Marc John Randazza (profile) says:

“A better candidate could have gone further.”

That quote makes me respect Lessig a lot. I’ve alway thought highly of him since he published a piece criticizing himself for losing Eldred v. Ashcroft. (http://www.legalaffairs.org/issues/March-April-2004/story_lessig_marapr04.msp)

I greatly respect his self-reflection and his humility in the face of a loss.

Andrew (profile) says:

Re: He is in the wrong party

we released a statement on that yesterday (http://uspirates.org/us-pirate-party-lessig-and-the-state-of-us-democracy/), the problem is the ballot access laws across most of the US are some of the strictest and most difficult to follow regulations, PLUS there’s 51 of them – one per state (and DC) as well as federal funding (FEC) regulations.

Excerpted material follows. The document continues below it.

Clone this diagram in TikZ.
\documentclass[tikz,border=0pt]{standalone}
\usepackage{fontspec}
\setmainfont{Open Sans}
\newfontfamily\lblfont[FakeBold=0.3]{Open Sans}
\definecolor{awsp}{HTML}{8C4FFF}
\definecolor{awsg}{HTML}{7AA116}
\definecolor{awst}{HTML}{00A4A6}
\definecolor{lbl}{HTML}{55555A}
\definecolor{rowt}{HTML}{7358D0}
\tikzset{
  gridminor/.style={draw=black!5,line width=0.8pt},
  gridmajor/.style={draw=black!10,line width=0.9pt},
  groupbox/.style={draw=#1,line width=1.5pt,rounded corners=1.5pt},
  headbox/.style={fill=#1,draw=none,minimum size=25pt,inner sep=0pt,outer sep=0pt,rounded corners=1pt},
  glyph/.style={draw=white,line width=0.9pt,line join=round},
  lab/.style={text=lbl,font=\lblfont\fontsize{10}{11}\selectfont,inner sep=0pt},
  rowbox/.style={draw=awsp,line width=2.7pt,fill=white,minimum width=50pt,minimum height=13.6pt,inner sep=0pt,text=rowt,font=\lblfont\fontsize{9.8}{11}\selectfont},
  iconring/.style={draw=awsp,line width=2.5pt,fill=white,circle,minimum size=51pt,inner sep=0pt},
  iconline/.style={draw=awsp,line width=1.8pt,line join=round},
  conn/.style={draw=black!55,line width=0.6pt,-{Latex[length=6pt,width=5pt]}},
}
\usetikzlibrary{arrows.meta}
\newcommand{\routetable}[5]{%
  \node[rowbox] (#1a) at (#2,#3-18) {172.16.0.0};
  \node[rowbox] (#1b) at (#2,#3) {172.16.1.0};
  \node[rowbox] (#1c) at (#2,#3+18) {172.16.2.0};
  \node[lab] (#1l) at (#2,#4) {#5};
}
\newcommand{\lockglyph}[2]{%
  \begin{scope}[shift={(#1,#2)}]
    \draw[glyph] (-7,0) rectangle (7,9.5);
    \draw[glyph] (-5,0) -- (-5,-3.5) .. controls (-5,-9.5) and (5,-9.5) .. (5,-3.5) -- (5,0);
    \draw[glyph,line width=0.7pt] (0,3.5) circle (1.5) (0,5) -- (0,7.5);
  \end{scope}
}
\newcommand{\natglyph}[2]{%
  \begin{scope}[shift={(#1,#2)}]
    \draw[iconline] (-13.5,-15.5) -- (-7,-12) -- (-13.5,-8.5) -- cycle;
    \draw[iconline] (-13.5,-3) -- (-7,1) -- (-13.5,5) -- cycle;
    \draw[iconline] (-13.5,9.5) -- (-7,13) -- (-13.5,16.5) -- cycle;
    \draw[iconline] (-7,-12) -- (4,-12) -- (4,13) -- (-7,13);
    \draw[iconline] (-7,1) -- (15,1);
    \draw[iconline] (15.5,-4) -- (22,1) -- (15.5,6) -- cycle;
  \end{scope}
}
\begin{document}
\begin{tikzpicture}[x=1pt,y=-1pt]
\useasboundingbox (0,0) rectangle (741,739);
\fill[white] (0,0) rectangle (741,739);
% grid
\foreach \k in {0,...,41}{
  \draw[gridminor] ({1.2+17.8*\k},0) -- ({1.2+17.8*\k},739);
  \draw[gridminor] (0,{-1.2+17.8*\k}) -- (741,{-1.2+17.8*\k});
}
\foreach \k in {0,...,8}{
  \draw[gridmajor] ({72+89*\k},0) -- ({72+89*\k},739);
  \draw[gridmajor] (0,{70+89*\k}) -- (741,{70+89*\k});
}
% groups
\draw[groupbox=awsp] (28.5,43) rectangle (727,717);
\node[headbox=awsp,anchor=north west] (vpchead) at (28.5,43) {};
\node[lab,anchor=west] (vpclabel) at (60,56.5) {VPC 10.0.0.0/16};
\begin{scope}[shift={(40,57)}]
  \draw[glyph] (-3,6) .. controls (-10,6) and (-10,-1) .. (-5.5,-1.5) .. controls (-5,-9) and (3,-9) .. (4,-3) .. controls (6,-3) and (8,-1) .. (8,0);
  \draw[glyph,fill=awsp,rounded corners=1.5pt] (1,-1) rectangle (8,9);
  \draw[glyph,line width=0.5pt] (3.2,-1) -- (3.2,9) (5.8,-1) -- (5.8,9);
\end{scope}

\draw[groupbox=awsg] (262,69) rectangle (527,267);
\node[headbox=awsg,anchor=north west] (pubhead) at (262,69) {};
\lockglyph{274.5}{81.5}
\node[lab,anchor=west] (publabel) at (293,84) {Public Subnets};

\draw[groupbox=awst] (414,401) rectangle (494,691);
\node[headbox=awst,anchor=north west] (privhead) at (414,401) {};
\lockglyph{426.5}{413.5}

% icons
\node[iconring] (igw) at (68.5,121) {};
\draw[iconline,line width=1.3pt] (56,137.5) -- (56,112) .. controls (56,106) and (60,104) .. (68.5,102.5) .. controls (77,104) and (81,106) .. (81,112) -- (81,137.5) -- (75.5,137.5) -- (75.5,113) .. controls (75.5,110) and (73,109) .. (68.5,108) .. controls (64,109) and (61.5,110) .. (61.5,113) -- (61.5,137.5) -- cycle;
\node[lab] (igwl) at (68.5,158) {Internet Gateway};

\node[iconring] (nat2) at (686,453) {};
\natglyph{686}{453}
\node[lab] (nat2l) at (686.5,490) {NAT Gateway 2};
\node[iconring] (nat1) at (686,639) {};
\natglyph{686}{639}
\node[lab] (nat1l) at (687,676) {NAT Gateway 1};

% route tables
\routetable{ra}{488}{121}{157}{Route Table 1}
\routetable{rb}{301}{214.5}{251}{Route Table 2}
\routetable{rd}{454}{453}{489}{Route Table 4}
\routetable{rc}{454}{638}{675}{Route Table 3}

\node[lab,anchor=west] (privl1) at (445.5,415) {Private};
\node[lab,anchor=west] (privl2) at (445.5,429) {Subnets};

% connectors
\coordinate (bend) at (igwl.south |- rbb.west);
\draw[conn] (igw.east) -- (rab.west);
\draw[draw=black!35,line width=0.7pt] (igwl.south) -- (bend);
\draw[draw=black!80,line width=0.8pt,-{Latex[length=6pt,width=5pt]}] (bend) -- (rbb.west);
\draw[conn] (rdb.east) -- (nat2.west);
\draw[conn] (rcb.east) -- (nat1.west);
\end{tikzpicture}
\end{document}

That’s why there’s so few parties in the US.

Clouser (user link) says:

Run as a Libertarian

Larry Lessig chose the wrong party, that is all. He chose the Republicrat party — We know the Demopub party is corrupt to the core, and screws good candidates over, look what they did to the Good Doctor in the last election. Dr. Ron Paul got taken out as well by stupid rule changes and dirty politis. Forget the Demopubs, instead, the Libertarian Party would suit Larry Lessig better. He sounds like a Libertarian to me. Exactly like one.

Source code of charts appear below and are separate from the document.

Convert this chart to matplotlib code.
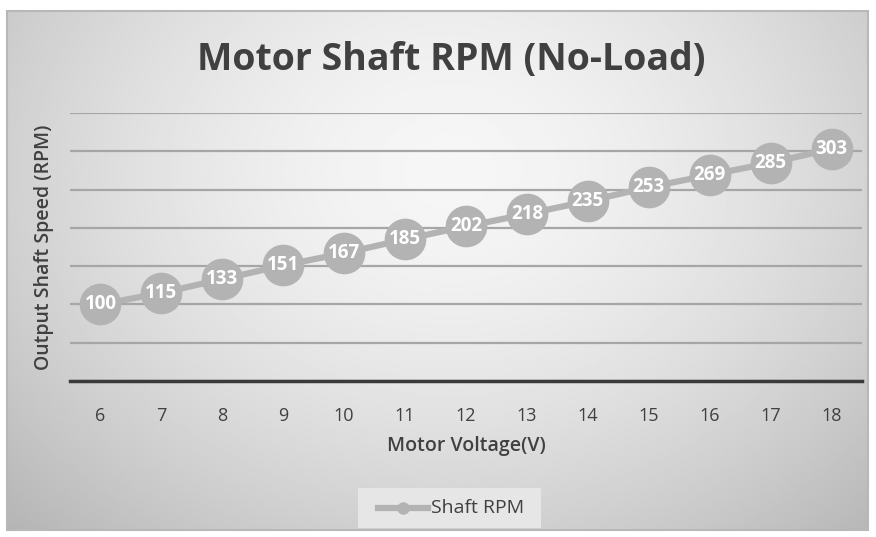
import numpy as np
import matplotlib.pyplot as plt
from matplotlib.patches import Rectangle

voltage = [6, 7, 8, 9, 10, 11, 12, 13, 14, 15, 16, 17, 18]
rpm = [100, 115, 133, 151, 167, 185, 202, 218, 235, 253, 269, 285, 303]

plt.rcParams['font.family'] = ['Open Sans', 'DejaVu Sans']

W, H = 876, 537
fig = plt.figure(figsize=(W / 100, H / 100), dpi=100, facecolor='white')

# gradient background of the chart frame (pixels)
bx0, bx1, by0, by1 = 7, 868, 11, 530
bg = fig.add_axes([0, 0, 1, 1])
bg.set_xlim(0, W)
bg.set_ylim(H, 0)
bg.axis('off')
xx, yy = np.meshgrid(np.linspace(bx0, bx1, 400), np.linspace(by0, by1, 260))
r = np.sqrt(((xx - 450) / 520) ** 2 + ((yy - 170) / 420) ** 2)
shade = np.clip(0.965 - 0.19 * r ** 1.6, 0, 1)
bg.imshow(shade, cmap='gray', vmin=0, vmax=1, extent=[bx0, bx1, by1, by0], aspect='auto', zorder=0)
bg.add_patch(Rectangle((bx0, by0), bx1 - bx0, by1 - by0, fill=False, edgecolor='#b8b8b8', lw=1.5, zorder=1))

# plot area
px0, px1, py0, py1 = 70, 862, 113, 381
ax = fig.add_axes([px0 / W, 1 - py1 / H, (px1 - px0) / W, (py1 - py0) / H])
ax.patch.set_alpha(0)
ax.set_xlim(5.5, 18.5)
ax.set_ylim(0, 350)
ax.set_yticks(range(0, 351, 50))
ax.set_yticklabels([])
ax.set_xticks(voltage)
ax.tick_params(axis='y', length=0)
ax.tick_params(axis='x', length=0, pad=19, labelsize=13, labelcolor='#404040')
ax.grid(axis='y', color='#a6a6a6', lw=1.6)
for s in ['top', 'right', 'left']:
    ax.spines[s].set_visible(False)
ax.spines['bottom'].set_color('#3a3a3a')
ax.spines['bottom'].set_linewidth(2.5)
ax.spines['bottom'].set_zorder(3)

ax.plot(voltage, rpm, color='#b3b3b3', lw=4.5, marker='o', markersize=29,
        markerfacecolor='#b3b3b3', markeredgecolor='#b3b3b3', zorder=4,
        label='Shaft RPM', clip_on=False)
for v, y in zip(voltage, rpm):
    ax.text(v, y, str(y), color='white', fontsize=13.5, fontweight='bold',
            ha='center', va='center', zorder=5)

ax.set_xlabel('Motor Voltage(V)', fontsize=14, fontweight='semibold',
              color='#404040', labelpad=8)
ax.set_ylabel('Output Shaft Speed (RPM)', fontsize=14, fontweight='semibold',
              color='#404040', labelpad=8)

fig.text(451 / W, 1 - 60 / H, 'Motor Shaft RPM (No-Load)', fontsize=27,
         fontweight='bold', color='#404040', ha='center', va='center')

# legend
lx0, lx1, ly0, ly1 = 358, 541, 488, 528
bg.add_patch(Rectangle((lx0, ly0), lx1 - lx0, ly1 - ly0, facecolor='#e6e6e6',
                       edgecolor='none', zorder=2))
lg = fig.add_axes([lx0 / W, 1 - ly1 / H, (lx1 - lx0) / W, (ly1 - ly0) / H])
lg.axis('off')
lg.set_xlim(lx0, lx1)
lg.set_ylim(ly1, ly0)
lg.plot([378, 428], [508, 508], color='#b3b3b3', lw=4.5)
lg.plot([403], [508], 'o', color='#b3b3b3', markersize=8)
lg.text(431, 508, 'Shaft RPM', fontsize=14, color='#404040', va='center', ha='left')

fig.savefig('out.png', dpi=100, facecolor='white')
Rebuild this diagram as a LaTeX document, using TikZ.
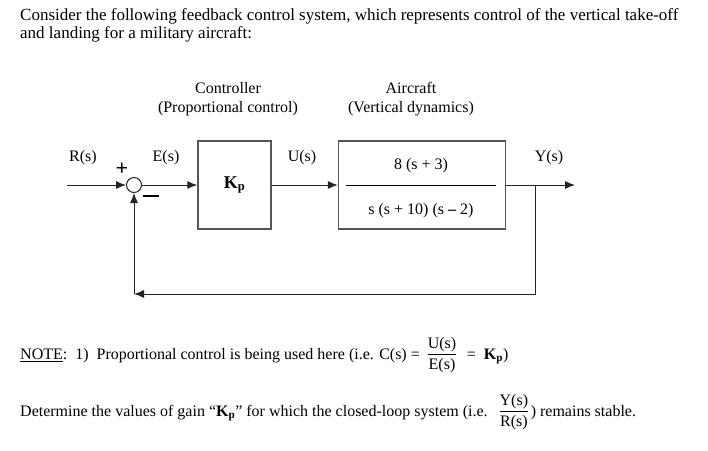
\documentclass[tikz,border=0pt]{standalone}
\usepackage{fontspec}
\setmainfont{Liberation Serif}
\usetikzlibrary{calc,positioning,arrows.meta}
\definecolor{boxgray}{HTML}{555555}
\definecolor{wiregray}{HTML}{222222}

\newcommand{\gainK}{\textbf{K}\textsubscript{\textbf{p}}}
\newcommand{\ratio}[2]{\ensuremath{\vcenter{\hbox{\begin{tabular}{@{}c@{}}\rule[-4pt]{0pt}{10pt}#1\\\hline\rule{0pt}{15pt}#2\end{tabular}}}}}

\begin{document}
\begin{tikzpicture}[x=1pt, y=-1pt, font=\fontsize{16}{19}\selectfont,
  blk/.style={draw=boxgray, line width=1.4pt, minimum height=88pt},
  sig/.style={-{Latex[length=10pt,width=8pt]}, line width=1pt, draw=wiregray},
  wire/.style={line width=1pt, draw=wiregray}]
  \useasboundingbox (0,0) rectangle (708,450);

  % question text
  \node[anchor=west, align=left, inner sep=0pt, font=\fontsize{17}{18}\selectfont] (intro) at (20,25)
    {Consider the following feedback control system, which represents control of the vertical take-off\\
     and landing for a military aircraft:};

  % block titles
  \node[align=center, inner sep=0pt] (ctrltitle) at (228,99) {Controller\\(Proportional control)};
  \node[align=center, inner sep=0pt] (planttitle) at (411,99) {Aircraft\\(Vertical dynamics)};

  % blocks
  \node[circle, draw=wiregray, line width=1pt, minimum size=15pt, inner sep=0pt] (sum) at (134,185) {};
  \node[blk, minimum width=73pt, font=\fontsize{18}{18}\selectfont] (ctrl) at (234.5,185) {\gainK};
  \node[blk, minimum width=167pt] (plant) at (422,185) {};
  \node (num) at (421,166) {8 (s + 3)};
  \node (den) at (421,211) {s (s + 10) (s \textbf{--} 2)};
  \draw[line width=1pt] ($(plant.west)+(8,0)$) -- ($(plant.east)+(-10,0)$);

  % signals
  \coordinate (rin) at (67,185);
  \coordinate (ydot) at (535,185);
  \coordinate (yout) at (575,185);
  \coordinate (fb) at (134,294);
  \draw[sig] (rin) -- (sum.west);
  \draw[sig] (sum.east) -- (ctrl.west);
  \draw[sig] (ctrl.east) -- (plant.west);
  \draw[sig] (plant.east) -- (yout);
  \draw[sig] (ydot) |- (fb);
  \draw[sig] (fb) -- (sum.south);

  % signal labels
  \node (rlbl) at (83,158) {R(s)};
  \node (elbl) at (166,158) {E(s)};
  \node (ulbl) at (302,158) {U(s)};
  \node (ylbl) at (549,158) {Y(s)};
  \node[font=\fontsize{22}{22}\selectfont\bfseries] (plus) at (122,169) {+};
  \node[inner sep=0pt] (minus) at (151,196) {\rule{16pt}{1.8pt}};

  % note and question
  \node[anchor=west, inner sep=0pt] (note) at (20,355)
    {\underline{NOTE}:\ \ 1)\ \ Proportional control is being used here (i.e. C(s) =\ \ \ratio{U(s)}{E(s)}\ \ \,=\ \ \gainK)};
  \node[anchor=west, inner sep=0pt] (task) at (20,412)
    {Determine the values of gain “\gainK” for which the closed-loop system (i.e.\ \ \ \ratio{Y(s)}{R(s)}\,) remains stable.};
\end{tikzpicture}
\end{document}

How about a Gary Johnson – Larry Lessig duo for President and VP? Now that is an enticing ticket! I hope Larry comes back and joins the Libertarians in the run and resumes his vigor and trys to win. Gary has filed a lawsuit over unfair debates. Perfect timing.

Mark Wing (user link) says:

Lessig screwed himself. He should’ve come out swinging for the fences, unambiguously, and he didn’t do that. He gave most people a WTF moment he won’t recover from this election cycle.

In the words of my longtime mentor, some people are too smart to die their damn shoes. Lessig did what many geniuses do, he overthought the problem. And in the words of Marlin Brando, “he coulda been a contender.”

As long as Bernie isn’t president in 2020, then I will vote for Lessig if he runs a legit campaign. He would make a great VP as well. Nobody wanted Gore as president either, but he got more done as a VP than most do as POTUS. Bernie / Lessig for 2016–sign me up for that shit.

Sneedurn says:

DNC, like republicans, is scared shitless of Sanders.

Lessig in the “debates” would have emphasized Sanders’ strongest suit…corporate money has corrupted the entire political system, including the party machinery. That means the DNC would (rightly) be called out as part of the corruption plaguing our democracy. Sanders will win by a landslide if in a “debate” he simply lists the abuses of various big money sectors against the public, and points out that the democratic party and candidates all are beholden to those same big money sectors…and he is not, and will work to end that corruption.

He could not be stopped if he switched to independent AFTER winning the democratic primary, because of corruption within the party.

Anonymous Coward says:

Debbie Wasserman-Shultz is trying to protect Clinton. She formerly worked on Clinton’s campaign.

Wasserman-Shultz is corrupt. Clinton is corrupt.

Larry’s anti-corruption crusade stands to hurt Clinton the most, because she is the rockstar of raising money from wealthy special interests.

Don’t think that the Dems are the party of enlightenment. The conservatives may also be backwards socially, but both parties are completely bought and paid-for by the elite. 2016 will be a decision between a giant douche and a turd sandwich.